Seven years ago today the history and trajectory of American politics changed forever with the inauguration of President Barack Obama​.  People from all walks of life packed the National Mall on that blisteringly cold 20th day of January in 2009 to serve as eyewitness to what many thought was impossible.  Obama, the son of a White mother and African father officially became the leader of the free world a day after the national celebration of slain Civil Rights leader Dr. Martin Luther King's birthday, symbolizing the fulfillment of Dr. King's dream for racial justice.

After taking a victory stroll down Pennsylania Ave. With his wife Michelle, Obama laid his hand on the loaner Bible from the family of  MLK Bible which the First Lady held and pledged to "preserve, protect and defend the Constitution of the United States."  In pursuit of this obligation, opposition to his authority has grayed the very hairs on Obama's head. "In the words of  scripture," observed Obama during his first formal address to the nation, "The time has come to set aside childish things.  The time has come to reaffirm our enduring spirit." He spoke of his vision for economic growth and racial equality, which are both areas that required attention under his watch. 

Faith leaders had gathered at a prayer service to invite God's covering over the new leader and his administration.  Bishop Charles E. Blake prayed for two terms, understanding that four years later he did it again the American people gave him a second opportunity to finish the work he started and he was re-elected.  

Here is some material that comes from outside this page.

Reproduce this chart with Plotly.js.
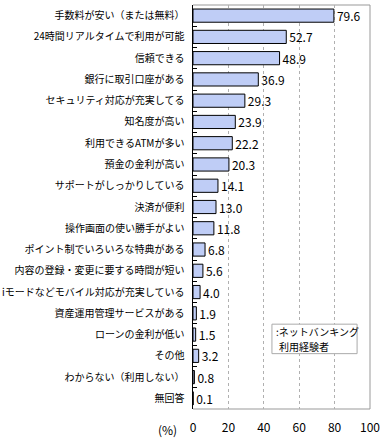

Coming full circle, in his final State of the Union Address, the president said he had hoped the partisan rancor would cease, but the division had only worsened under his watch. Racism worsened under his watch too.  Repairing the discrimination n the justice system became apriority in the final stretch of his stay in office.  The work of the first Black POTUS, who was often criticized for not doing enough for Black people and given a pass by others who were simply pleased to have him in office, is nearly done.